TO DO
Everything in the data should be repeated exactly, save for the images.

--- Begin DATASET EXCERPT ---

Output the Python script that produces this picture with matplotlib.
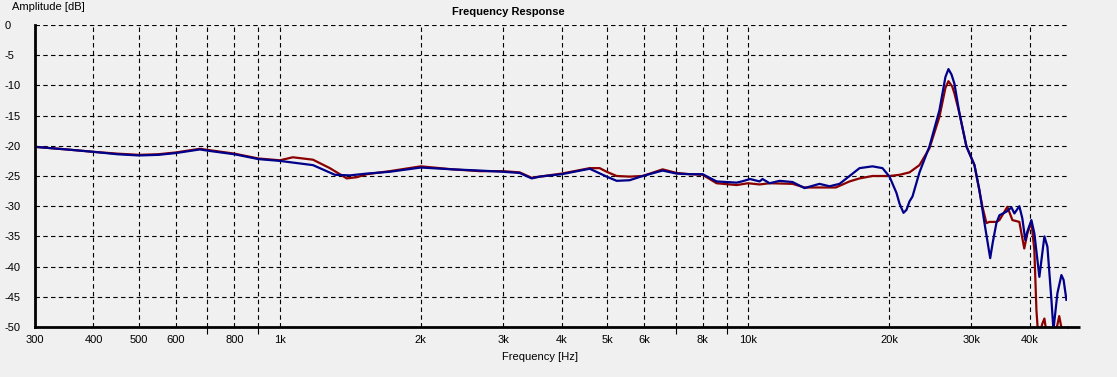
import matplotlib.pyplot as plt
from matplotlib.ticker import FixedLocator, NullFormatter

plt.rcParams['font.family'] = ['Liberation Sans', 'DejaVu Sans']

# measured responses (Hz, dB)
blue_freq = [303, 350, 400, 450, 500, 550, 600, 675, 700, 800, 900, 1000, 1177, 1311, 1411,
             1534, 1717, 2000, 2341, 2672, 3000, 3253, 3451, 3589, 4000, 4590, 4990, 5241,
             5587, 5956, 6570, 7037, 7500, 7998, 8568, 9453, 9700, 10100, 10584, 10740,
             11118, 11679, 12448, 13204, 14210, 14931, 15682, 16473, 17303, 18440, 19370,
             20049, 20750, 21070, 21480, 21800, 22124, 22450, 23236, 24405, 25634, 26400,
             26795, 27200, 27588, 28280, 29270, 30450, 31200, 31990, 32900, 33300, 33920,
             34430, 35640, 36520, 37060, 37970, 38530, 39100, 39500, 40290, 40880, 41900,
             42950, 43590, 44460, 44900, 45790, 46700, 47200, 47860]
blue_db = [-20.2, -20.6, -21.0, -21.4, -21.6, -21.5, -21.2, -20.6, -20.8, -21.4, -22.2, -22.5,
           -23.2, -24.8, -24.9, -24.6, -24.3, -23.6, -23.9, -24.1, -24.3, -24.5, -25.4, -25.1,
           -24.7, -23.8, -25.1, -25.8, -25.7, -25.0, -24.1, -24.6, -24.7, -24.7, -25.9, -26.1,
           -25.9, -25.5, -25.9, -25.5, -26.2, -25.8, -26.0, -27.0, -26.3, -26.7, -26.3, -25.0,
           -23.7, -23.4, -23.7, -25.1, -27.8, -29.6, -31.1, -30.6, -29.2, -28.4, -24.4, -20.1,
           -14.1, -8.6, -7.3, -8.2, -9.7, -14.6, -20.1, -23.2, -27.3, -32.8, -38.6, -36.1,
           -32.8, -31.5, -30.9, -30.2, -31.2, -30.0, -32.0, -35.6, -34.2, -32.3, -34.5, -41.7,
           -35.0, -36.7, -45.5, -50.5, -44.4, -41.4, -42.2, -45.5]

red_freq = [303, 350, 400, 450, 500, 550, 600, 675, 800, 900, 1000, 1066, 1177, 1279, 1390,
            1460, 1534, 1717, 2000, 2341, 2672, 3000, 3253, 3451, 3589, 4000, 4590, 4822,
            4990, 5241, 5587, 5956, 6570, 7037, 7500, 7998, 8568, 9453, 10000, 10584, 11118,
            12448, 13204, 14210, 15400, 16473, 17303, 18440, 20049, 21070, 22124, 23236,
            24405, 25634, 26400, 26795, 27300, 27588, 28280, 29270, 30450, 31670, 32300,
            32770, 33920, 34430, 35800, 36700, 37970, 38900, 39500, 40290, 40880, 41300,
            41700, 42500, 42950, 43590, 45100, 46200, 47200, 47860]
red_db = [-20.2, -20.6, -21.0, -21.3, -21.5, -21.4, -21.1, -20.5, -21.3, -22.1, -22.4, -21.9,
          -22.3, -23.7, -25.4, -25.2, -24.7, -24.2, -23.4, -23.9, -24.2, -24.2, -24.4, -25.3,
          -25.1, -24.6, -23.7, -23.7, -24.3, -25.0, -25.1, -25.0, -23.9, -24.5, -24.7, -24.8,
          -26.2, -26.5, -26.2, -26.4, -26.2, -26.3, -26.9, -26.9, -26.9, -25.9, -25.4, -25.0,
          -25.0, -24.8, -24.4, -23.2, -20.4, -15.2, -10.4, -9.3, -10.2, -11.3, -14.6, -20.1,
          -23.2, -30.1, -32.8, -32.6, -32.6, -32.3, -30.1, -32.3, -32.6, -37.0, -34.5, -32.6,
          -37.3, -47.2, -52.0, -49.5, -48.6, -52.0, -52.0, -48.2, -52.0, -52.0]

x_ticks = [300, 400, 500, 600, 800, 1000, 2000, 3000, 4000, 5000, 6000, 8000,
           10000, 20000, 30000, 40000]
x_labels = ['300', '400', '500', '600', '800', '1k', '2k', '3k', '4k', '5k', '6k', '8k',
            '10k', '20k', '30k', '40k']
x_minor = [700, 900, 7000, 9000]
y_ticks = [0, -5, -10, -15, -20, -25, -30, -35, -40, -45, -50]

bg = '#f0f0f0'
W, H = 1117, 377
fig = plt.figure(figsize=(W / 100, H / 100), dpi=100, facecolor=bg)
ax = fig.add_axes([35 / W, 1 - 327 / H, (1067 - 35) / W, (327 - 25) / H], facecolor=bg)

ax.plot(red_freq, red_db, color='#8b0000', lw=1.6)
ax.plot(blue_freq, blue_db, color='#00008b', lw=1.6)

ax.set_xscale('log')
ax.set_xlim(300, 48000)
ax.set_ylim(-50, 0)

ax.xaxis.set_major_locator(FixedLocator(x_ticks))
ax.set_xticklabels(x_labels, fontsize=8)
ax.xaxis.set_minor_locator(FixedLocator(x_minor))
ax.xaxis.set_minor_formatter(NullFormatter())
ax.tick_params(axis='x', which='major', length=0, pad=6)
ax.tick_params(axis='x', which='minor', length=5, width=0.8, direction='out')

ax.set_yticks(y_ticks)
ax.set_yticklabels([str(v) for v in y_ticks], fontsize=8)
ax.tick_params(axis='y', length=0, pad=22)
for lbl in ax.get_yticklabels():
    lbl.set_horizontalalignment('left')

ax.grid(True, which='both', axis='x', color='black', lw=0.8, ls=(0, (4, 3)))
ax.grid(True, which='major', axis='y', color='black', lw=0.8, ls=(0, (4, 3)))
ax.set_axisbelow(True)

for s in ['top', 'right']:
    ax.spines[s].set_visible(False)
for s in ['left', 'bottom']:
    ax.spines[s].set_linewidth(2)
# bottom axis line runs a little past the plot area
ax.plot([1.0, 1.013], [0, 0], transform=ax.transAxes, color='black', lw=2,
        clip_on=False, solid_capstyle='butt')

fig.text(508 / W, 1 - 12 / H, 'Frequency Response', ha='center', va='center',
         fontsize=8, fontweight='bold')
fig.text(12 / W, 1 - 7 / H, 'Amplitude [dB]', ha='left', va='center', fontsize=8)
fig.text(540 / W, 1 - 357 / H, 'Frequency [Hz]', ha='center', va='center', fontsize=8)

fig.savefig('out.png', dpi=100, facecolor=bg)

--- End DATASET EXCERPT ---

SOLUTION FOR THIS TASK
Output the Python script that produces this picture with matplotlib.
import matplotlib.pyplot as plt
from matplotlib.ticker import FixedLocator, NullFormatter

plt.rcParams['font.family'] = ['Liberation Sans', 'DejaVu Sans']

# measured responses (Hz, dB)
blue_freq = [303, 350, 400, 450, 500, 550, 600, 675, 700, 800, 900, 1000, 1177, 1311, 1411,
             1534, 1717, 2000, 2341, 2672, 3000, 3253, 3451, 3589, 4000, 4590, 4990, 5241,
             5587, 5956, 6570, 7037, 7500, 7998, 8568, 9453, 9700, 10100, 10584, 10740,
             11118, 11679, 12448, 13204, 14210, 14931, 15682, 16473, 17303, 18440, 19370,
             20049, 20750, 21070, 21480, 21800, 22124, 22450, 23236, 24405, 25634, 26400,
             26795, 27200, 27588, 28280, 29270, 30450, 31200, 31990, 32900, 33300, 33920,
             34430, 35640, 36520, 37060, 37970, 38530, 39100, 39500, 40290, 40880, 41900,
             42950, 43590, 44460, 44900, 45790, 46700, 47200, 47860]
blue_db = [-20.2, -20.6, -21.0, -21.4, -21.6, -21.5, -21.2, -20.6, -20.8, -21.4, -22.2, -22.5,
           -23.2, -24.8, -24.9, -24.6, -24.3, -23.6, -23.9, -24.1, -24.3, -24.5, -25.4, -25.1,
           -24.7, -23.8, -25.1, -25.8, -25.7, -25.0, -24.1, -24.6, -24.7, -24.7, -25.9, -26.1,
           -25.9, -25.5, -25.9, -25.5, -26.2, -25.8, -26.0, -27.0, -26.3, -26.7, -26.3, -25.0,
           -23.7, -23.4, -23.7, -25.1, -27.8, -29.6, -31.1, -30.6, -29.2, -28.4, -24.4, -20.1,
           -14.1, -8.6, -7.3, -8.2, -9.7, -14.6, -20.1, -23.2, -27.3, -32.8, -38.6, -36.1,
           -32.8, -31.5, -30.9, -30.2, -31.2, -30.0, -32.0, -35.6, -34.2, -32.3, -34.5, -41.7,
           -35.0, -36.7, -45.5, -50.5, -44.4, -41.4, -42.2, -45.5]

red_freq = [303, 350, 400, 450, 500, 550, 600, 675, 800, 900, 1000, 1066, 1177, 1279, 1390,
            1460, 1534, 1717, 2000, 2341, 2672, 3000, 3253, 3451, 3589, 4000, 4590, 4822,
            4990, 5241, 5587, 5956, 6570, 7037, 7500, 7998, 8568, 9453, 10000, 10584, 11118,
            12448, 13204, 14210, 15400, 16473, 17303, 18440, 20049, 21070, 22124, 23236,
            24405, 25634, 26400, 26795, 27300, 27588, 28280, 29270, 30450, 31670, 32300,
            32770, 33920, 34430, 35800, 36700, 37970, 38900, 39500, 40290, 40880, 41300,
            41700, 42500, 42950, 43590, 45100, 46200, 47200, 47860]
red_db = [-20.2, -20.6, -21.0, -21.3, -21.5, -21.4, -21.1, -20.5, -21.3, -22.1, -22.4, -21.9,
          -22.3, -23.7, -25.4, -25.2, -24.7, -24.2, -23.4, -23.9, -24.2, -24.2, -24.4, -25.3,
          -25.1, -24.6, -23.7, -23.7, -24.3, -25.0, -25.1, -25.0, -23.9, -24.5, -24.7, -24.8,
          -26.2, -26.5, -26.2, -26.4, -26.2, -26.3, -26.9, -26.9, -26.9, -25.9, -25.4, -25.0,
          -25.0, -24.8, -24.4, -23.2, -20.4, -15.2, -10.4, -9.3, -10.2, -11.3, -14.6, -20.1,
          -23.2, -30.1, -32.8, -32.6, -32.6, -32.3, -30.1, -32.3, -32.6, -37.0, -34.5, -32.6,
          -37.3, -47.2, -52.0, -49.5, -48.6, -52.0, -52.0, -48.2, -52.0, -52.0]

x_ticks = [300, 400, 500, 600, 800, 1000, 2000, 3000, 4000, 5000, 6000, 8000,
           10000, 20000, 30000, 40000]
x_labels = ['300', '400', '500', '600', '800', '1k', '2k', '3k', '4k', '5k', '6k', '8k',
            '10k', '20k', '30k', '40k']
x_minor = [700, 900, 7000, 9000]
y_ticks = [0, -5, -10, -15, -20, -25, -30, -35, -40, -45, -50]

bg = '#f0f0f0'
W, H = 1117, 377
fig = plt.figure(figsize=(W / 100, H / 100), dpi=100, facecolor=bg)
ax = fig.add_axes([35 / W, 1 - 327 / H, (1067 - 35) / W, (327 - 25) / H], facecolor=bg)

ax.plot(red_freq, red_db, color='#8b0000', lw=1.6)
ax.plot(blue_freq, blue_db, color='#00008b', lw=1.6)

ax.set_xscale('log')
ax.set_xlim(300, 48000)
ax.set_ylim(-50, 0)

ax.xaxis.set_major_locator(FixedLocator(x_ticks))
ax.set_xticklabels(x_labels, fontsize=8)
ax.xaxis.set_minor_locator(FixedLocator(x_minor))
ax.xaxis.set_minor_formatter(NullFormatter())
ax.tick_params(axis='x', which='major', length=0, pad=6)
ax.tick_params(axis='x', which='minor', length=5, width=0.8, direction='out')

ax.set_yticks(y_ticks)
ax.set_yticklabels([str(v) for v in y_ticks], fontsize=8)
ax.tick_params(axis='y', length=0, pad=22)
for lbl in ax.get_yticklabels():
    lbl.set_horizontalalignment('left')

ax.grid(True, which='both', axis='x', color='black', lw=0.8, ls=(0, (4, 3)))
ax.grid(True, which='major', axis='y', color='black', lw=0.8, ls=(0, (4, 3)))
ax.set_axisbelow(True)

for s in ['top', 'right']:
    ax.spines[s].set_visible(False)
for s in ['left', 'bottom']:
    ax.spines[s].set_linewidth(2)
# bottom axis line runs a little past the plot area
ax.plot([1.0, 1.013], [0, 0], transform=ax.transAxes, color='black', lw=2,
        clip_on=False, solid_capstyle='butt')

fig.text(508 / W, 1 - 12 / H, 'Frequency Response', ha='center', va='center',
         fontsize=8, fontweight='bold')
fig.text(12 / W, 1 - 7 / H, 'Amplitude [dB]', ha='left', va='center', fontsize=8)
fig.text(540 / W, 1 - 357 / H, 'Frequency [Hz]', ha='center', va='center', fontsize=8)

fig.savefig('out.png', dpi=100, facecolor=bg)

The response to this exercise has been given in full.